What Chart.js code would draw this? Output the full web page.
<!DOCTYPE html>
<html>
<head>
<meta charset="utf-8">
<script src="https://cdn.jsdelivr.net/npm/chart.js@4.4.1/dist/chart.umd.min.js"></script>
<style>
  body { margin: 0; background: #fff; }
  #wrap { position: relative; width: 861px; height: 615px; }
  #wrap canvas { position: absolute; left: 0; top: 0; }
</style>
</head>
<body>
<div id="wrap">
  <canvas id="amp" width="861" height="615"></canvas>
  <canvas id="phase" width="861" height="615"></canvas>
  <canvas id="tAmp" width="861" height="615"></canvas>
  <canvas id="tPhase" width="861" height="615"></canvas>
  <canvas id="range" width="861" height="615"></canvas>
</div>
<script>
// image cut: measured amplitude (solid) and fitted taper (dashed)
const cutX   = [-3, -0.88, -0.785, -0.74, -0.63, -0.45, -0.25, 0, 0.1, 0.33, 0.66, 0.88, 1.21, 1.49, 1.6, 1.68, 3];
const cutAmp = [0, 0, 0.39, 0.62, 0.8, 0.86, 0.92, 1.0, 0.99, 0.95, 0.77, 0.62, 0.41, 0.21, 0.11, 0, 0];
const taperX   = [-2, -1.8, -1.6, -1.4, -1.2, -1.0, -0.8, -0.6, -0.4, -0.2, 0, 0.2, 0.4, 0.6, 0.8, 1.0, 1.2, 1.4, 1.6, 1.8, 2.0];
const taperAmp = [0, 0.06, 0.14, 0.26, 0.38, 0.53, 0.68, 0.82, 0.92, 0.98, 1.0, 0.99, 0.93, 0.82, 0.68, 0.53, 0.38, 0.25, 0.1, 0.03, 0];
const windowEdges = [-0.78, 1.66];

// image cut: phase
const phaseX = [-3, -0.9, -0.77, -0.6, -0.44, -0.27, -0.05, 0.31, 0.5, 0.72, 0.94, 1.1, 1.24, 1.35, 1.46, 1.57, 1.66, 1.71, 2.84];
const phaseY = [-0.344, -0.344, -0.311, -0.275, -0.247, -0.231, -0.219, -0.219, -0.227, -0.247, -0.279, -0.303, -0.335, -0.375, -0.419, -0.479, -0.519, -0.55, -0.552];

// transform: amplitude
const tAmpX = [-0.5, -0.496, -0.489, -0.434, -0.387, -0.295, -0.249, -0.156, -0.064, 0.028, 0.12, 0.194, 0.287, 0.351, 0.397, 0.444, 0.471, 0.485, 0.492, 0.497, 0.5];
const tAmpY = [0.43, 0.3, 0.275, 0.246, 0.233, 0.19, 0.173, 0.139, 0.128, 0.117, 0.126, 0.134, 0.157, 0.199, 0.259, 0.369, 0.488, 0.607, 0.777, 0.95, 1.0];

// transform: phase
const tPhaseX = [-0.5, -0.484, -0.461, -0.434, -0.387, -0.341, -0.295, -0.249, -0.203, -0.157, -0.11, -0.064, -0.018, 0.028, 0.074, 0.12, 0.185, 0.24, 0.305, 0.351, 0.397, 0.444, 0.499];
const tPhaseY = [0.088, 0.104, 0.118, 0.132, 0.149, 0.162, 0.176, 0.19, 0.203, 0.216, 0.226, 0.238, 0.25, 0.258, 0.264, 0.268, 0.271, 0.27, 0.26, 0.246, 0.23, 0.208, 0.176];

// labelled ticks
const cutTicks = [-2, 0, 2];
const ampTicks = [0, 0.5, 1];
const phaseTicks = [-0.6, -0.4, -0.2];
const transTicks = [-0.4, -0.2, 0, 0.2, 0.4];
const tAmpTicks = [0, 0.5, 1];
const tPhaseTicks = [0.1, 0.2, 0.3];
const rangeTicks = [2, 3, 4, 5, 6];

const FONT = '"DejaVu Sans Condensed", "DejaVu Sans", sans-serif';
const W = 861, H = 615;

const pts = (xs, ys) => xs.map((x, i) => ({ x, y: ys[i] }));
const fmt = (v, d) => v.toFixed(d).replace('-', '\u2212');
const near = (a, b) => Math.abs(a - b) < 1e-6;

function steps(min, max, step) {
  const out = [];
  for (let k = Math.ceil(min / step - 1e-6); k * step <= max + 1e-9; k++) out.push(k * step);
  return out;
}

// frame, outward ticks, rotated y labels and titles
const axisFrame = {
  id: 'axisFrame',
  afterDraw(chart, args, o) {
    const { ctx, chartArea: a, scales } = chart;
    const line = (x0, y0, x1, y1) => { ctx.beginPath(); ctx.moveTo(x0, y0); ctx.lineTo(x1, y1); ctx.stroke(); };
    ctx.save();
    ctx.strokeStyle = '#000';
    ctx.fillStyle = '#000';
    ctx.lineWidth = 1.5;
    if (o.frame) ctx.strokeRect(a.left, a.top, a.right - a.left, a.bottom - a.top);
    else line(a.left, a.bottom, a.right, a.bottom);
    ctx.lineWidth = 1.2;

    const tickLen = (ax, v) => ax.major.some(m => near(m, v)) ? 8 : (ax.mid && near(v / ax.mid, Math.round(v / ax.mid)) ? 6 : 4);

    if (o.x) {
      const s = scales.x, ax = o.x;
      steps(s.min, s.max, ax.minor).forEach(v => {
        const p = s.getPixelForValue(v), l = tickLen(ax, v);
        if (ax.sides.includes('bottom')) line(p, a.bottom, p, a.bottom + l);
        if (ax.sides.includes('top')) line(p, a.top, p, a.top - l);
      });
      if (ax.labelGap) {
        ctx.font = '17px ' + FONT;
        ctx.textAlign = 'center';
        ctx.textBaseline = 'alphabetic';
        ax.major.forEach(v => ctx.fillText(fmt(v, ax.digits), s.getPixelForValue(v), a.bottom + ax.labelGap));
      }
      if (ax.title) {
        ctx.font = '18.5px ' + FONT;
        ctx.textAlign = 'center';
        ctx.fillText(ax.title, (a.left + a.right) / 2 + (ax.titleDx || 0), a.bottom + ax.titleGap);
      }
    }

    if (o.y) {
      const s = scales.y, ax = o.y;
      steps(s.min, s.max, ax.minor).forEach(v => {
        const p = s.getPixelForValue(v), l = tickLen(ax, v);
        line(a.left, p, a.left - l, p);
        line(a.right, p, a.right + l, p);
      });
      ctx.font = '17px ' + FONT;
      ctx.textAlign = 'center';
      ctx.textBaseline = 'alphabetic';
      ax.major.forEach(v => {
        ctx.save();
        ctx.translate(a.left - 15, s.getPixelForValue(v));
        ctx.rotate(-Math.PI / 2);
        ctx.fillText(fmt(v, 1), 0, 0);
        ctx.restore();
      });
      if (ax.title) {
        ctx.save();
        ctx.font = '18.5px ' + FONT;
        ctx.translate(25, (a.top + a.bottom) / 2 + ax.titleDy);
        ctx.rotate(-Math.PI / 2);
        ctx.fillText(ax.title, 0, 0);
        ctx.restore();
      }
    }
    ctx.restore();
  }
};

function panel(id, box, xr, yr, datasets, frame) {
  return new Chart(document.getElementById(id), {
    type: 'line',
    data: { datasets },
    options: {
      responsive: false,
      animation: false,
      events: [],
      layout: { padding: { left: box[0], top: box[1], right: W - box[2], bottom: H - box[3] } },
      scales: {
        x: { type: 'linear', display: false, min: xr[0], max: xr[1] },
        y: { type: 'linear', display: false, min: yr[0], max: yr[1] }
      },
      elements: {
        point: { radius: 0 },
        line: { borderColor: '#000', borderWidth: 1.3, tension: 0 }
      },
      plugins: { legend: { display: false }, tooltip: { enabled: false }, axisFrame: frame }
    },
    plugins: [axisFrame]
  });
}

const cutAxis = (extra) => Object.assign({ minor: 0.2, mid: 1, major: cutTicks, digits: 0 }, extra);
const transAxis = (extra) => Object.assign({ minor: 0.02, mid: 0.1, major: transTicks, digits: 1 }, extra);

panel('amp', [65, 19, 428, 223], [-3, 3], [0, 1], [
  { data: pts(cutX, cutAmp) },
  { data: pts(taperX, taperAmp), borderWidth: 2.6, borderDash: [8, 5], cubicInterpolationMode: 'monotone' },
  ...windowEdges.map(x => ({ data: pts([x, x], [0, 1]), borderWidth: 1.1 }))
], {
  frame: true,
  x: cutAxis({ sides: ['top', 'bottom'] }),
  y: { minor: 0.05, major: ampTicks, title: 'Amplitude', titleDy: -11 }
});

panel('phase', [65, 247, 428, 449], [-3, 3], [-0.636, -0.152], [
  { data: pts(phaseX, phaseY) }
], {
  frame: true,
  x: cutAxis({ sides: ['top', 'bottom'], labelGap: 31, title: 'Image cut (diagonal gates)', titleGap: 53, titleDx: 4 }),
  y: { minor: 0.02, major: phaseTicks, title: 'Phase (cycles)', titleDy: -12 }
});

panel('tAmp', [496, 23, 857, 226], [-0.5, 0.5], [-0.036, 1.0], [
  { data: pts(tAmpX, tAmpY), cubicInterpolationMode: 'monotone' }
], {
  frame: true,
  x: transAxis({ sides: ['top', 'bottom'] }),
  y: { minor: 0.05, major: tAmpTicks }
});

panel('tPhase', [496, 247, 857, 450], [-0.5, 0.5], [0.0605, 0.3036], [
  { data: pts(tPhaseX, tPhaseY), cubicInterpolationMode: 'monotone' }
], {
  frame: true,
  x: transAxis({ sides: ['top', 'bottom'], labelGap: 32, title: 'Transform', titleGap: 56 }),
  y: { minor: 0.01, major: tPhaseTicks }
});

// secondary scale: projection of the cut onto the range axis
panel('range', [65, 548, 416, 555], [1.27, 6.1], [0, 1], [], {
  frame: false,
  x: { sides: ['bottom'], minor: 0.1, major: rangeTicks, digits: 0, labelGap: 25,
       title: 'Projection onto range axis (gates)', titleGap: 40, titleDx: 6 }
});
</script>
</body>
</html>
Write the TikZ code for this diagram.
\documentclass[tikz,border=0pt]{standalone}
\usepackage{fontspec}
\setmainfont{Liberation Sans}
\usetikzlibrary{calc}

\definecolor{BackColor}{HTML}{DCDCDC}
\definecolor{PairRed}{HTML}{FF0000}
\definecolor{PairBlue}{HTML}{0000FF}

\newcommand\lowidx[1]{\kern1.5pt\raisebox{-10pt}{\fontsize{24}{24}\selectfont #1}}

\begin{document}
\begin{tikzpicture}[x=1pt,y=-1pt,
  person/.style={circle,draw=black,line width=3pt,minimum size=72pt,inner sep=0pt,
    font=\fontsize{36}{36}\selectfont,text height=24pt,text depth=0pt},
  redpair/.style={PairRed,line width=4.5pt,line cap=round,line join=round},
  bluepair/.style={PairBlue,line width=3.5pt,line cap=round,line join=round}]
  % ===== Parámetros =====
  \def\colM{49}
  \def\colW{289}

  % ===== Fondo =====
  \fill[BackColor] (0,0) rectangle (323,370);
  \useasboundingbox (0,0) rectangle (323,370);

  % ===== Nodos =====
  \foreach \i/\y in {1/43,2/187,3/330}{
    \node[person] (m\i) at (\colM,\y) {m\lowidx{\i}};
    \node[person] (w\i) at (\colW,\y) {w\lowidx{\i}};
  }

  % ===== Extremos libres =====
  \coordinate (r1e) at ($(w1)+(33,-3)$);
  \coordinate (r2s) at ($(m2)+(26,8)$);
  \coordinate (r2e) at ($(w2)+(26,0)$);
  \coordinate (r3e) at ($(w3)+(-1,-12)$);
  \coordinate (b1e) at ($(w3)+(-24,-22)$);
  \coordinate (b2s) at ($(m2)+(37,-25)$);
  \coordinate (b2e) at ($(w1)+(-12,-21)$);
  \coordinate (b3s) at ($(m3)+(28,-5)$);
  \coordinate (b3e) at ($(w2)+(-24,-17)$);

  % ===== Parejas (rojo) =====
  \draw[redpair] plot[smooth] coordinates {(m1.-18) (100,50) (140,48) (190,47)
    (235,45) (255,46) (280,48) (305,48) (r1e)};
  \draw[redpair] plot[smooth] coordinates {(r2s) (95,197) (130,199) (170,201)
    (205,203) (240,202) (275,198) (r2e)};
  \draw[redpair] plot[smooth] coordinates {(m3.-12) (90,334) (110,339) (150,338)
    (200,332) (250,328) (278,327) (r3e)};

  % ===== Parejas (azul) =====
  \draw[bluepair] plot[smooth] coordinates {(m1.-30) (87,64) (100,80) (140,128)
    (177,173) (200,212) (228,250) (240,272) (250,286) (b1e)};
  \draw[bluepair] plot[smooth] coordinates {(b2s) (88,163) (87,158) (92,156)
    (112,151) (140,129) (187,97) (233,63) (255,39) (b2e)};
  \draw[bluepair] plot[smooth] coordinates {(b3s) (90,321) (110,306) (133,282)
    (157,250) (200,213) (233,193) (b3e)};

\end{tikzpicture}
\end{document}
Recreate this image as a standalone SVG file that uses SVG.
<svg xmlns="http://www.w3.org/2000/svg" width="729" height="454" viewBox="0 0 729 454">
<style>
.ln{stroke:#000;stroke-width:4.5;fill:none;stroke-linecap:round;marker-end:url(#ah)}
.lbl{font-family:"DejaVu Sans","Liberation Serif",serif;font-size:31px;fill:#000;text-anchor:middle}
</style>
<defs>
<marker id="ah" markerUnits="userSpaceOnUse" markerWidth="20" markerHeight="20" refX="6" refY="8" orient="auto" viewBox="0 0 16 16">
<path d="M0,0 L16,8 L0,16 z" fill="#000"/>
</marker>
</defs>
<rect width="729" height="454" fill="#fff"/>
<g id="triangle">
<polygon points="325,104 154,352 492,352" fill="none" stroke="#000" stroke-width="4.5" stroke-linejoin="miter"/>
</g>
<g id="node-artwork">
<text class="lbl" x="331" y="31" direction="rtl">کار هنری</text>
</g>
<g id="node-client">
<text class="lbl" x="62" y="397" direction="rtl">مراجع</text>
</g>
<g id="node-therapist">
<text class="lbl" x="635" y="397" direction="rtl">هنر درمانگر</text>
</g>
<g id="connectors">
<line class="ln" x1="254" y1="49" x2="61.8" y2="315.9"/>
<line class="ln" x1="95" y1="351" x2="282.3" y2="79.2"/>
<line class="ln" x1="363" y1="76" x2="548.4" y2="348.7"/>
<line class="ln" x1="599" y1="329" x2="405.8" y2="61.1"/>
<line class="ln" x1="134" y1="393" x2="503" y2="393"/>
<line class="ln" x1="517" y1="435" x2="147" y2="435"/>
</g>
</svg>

## TASK INSTRUCTIONS
From the very first line of the data through the line with "-0.519, -0.55, -0.552];" in it, please reproduce each line exactly and output nothing more.

## RESPONSE TO THE EXERCISE
What Chart.js code would draw this? Output the full web page.
<!DOCTYPE html>
<html>
<head>
<meta charset="utf-8">
<script src="https://cdn.jsdelivr.net/npm/chart.js@4.4.1/dist/chart.umd.min.js"></script>
<style>
  body { margin: 0; background: #fff; }
  #wrap { position: relative; width: 861px; height: 615px; }
  #wrap canvas { position: absolute; left: 0; top: 0; }
</style>
</head>
<body>
<div id="wrap">
  <canvas id="amp" width="861" height="615"></canvas>
  <canvas id="phase" width="861" height="615"></canvas>
  <canvas id="tAmp" width="861" height="615"></canvas>
  <canvas id="tPhase" width="861" height="615"></canvas>
  <canvas id="range" width="861" height="615"></canvas>
</div>
<script>
// image cut: measured amplitude (solid) and fitted taper (dashed)
const cutX   = [-3, -0.88, -0.785, -0.74, -0.63, -0.45, -0.25, 0, 0.1, 0.33, 0.66, 0.88, 1.21, 1.49, 1.6, 1.68, 3];
const cutAmp = [0, 0, 0.39, 0.62, 0.8, 0.86, 0.92, 1.0, 0.99, 0.95, 0.77, 0.62, 0.41, 0.21, 0.11, 0, 0];
const taperX   = [-2, -1.8, -1.6, -1.4, -1.2, -1.0, -0.8, -0.6, -0.4, -0.2, 0, 0.2, 0.4, 0.6, 0.8, 1.0, 1.2, 1.4, 1.6, 1.8, 2.0];
const taperAmp = [0, 0.06, 0.14, 0.26, 0.38, 0.53, 0.68, 0.82, 0.92, 0.98, 1.0, 0.99, 0.93, 0.82, 0.68, 0.53, 0.38, 0.25, 0.1, 0.03, 0];
const windowEdges = [-0.78, 1.66];

// image cut: phase
const phaseX = [-3, -0.9, -0.77, -0.6, -0.44, -0.27, -0.05, 0.31, 0.5, 0.72, 0.94, 1.1, 1.24, 1.35, 1.46, 1.57, 1.66, 1.71, 2.84];
const phaseY = [-0.344, -0.344, -0.311, -0.275, -0.247, -0.231, -0.219, -0.219, -0.227, -0.247, -0.279, -0.303, -0.335, -0.375, -0.419, -0.479, -0.519, -0.55, -0.552];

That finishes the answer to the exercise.